▶ [WHAT IS NEEDED]:
Starting at the top of the entries, restate word for word each line up to and including the one with "plt.rcParams['font.family'] = ['Liberation".

Recorded data:
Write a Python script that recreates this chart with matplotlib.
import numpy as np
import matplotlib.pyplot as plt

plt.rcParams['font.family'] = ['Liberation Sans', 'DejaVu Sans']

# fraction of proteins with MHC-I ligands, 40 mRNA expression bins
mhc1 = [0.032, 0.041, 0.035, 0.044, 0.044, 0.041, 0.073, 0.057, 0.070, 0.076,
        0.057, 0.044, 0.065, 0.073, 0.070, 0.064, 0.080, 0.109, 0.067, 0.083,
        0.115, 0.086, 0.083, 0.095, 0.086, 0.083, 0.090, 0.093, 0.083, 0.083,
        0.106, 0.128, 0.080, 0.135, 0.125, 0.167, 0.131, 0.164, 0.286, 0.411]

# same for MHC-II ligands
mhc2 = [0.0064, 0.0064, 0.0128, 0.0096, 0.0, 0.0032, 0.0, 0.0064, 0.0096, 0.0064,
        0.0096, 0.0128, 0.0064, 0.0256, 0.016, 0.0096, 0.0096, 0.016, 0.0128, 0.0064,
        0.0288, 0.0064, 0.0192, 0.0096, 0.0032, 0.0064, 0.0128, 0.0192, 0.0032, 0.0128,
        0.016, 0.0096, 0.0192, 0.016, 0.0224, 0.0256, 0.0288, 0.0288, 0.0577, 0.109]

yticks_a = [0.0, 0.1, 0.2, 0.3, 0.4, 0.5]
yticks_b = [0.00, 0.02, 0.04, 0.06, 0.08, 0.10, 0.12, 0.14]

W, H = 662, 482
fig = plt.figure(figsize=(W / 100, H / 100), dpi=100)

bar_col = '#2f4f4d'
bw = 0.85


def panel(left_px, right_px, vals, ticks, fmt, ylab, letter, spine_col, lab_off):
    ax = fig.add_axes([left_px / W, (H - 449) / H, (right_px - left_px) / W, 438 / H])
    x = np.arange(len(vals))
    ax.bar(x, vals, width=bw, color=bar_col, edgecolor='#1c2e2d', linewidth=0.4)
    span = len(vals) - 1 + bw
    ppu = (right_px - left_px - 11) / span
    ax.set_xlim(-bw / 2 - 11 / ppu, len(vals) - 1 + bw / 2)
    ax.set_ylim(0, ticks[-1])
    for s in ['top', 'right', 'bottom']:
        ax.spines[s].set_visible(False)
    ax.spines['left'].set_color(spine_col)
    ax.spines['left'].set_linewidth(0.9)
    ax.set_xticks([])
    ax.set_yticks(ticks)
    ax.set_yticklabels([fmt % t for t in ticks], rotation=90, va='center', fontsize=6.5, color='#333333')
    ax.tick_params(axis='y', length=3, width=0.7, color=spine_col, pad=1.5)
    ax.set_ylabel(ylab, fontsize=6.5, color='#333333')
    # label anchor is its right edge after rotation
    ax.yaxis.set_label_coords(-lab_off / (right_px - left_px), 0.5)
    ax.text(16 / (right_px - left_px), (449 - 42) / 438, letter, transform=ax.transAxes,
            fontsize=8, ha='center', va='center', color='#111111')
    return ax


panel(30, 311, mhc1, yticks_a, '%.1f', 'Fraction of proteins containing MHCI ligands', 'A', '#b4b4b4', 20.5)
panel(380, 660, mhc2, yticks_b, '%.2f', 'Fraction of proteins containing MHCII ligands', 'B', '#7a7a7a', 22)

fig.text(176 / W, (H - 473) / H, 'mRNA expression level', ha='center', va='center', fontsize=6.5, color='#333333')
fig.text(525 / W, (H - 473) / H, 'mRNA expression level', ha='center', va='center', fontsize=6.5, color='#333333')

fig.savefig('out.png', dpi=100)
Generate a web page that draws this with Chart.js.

▶ [SOLUTION FOR THIS PROBLEM]:
Write a Python script that recreates this chart with matplotlib.
import numpy as np
import matplotlib.pyplot as plt

plt.rcParams['font.family'] = ['Liberation Sans', 'DejaVu Sans']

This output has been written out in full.